The Journal News reported yesterday of a Fairfield, Ohio family who was to relinquish possession of all but two of their dogs, due to a violation of the city ordinance. The family spoke at Monday night's city council meeting about their previous agreement with the city, and has decided to render the original agreement null and void. Approved by the Ohio Civil Rights Commission, as Cincinnati.com reported, now the family is challenging that, saying they will do whatever it takes to keep all seven of their dogs. Erin Blevins, who lives with her mother, Karen Glardon, says the dogs are not only "family members", but therapeutic. Glardon suffers from depression, multiple sclerosis and Parkinson’s disease, and says the dogs help her. Blevins also claims to suffer from depression.
Currently, the Fairfield ordinance allows two dogs per household. Cincinnati.com reported Fairfield’s pet regulation dates back to at least 1984. It allows two adult dogs or cats older than four months old on a residential lot or owners must apply for a kennel license. However, kennels aren’t allowed on property that is zoned residential. Violators face a fine of up to $500. Communities surrounding Fairfield allow more pets. West Chester Township allows four. Liberty Township and the city of Hamilton allow five per household.
The Journal News spoke to Glardon, who said her dogs were constant companions after her cataract surgery late last year. She told them,
“They knew I was sick, and wanted to be by me. They laid by me and didn’t leave my side,” she said.
“They help me. They really do".
The board originally delayed ruling because city officials received two anonymous complaints about the dogs barking. Blevins said she brings the dogs in if the barking lasts over three minutes, and has never had the Fairfield police or the Butler County dog warden called on her, for any reason.
Because of her mother's disability, Blevins believes Fairfield's ordinance violates the Americans with Disabilities Act, and vows to obtain a lawyer, if necessary. “Council could create an ordinance to modify the domestic animal limit should they desire,” said Tim Bachman, Fairfield’s Development Services Director. Bachman told the Journal News last year, "it's a balance of rights, the individual’s rights versus the property rights of those in the subdivision and neighborhood".

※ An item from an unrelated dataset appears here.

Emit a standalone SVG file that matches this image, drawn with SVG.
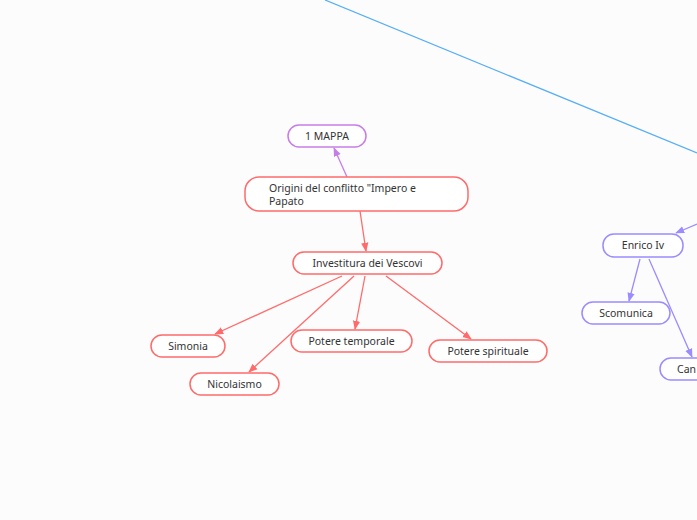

Blevins said the zoning and appeals board said her family had to ask for a variance to get a kennel license, but the family ended up not being eligible for that. In Monday's meeting with city council, Blevins demanded they make a resolution in the next two weeks that would settle the matter once and for all. Blevins says the city has no legal right to ask her family to give up five of its seven dogs, as they are not only family members, but her "personal property" as well.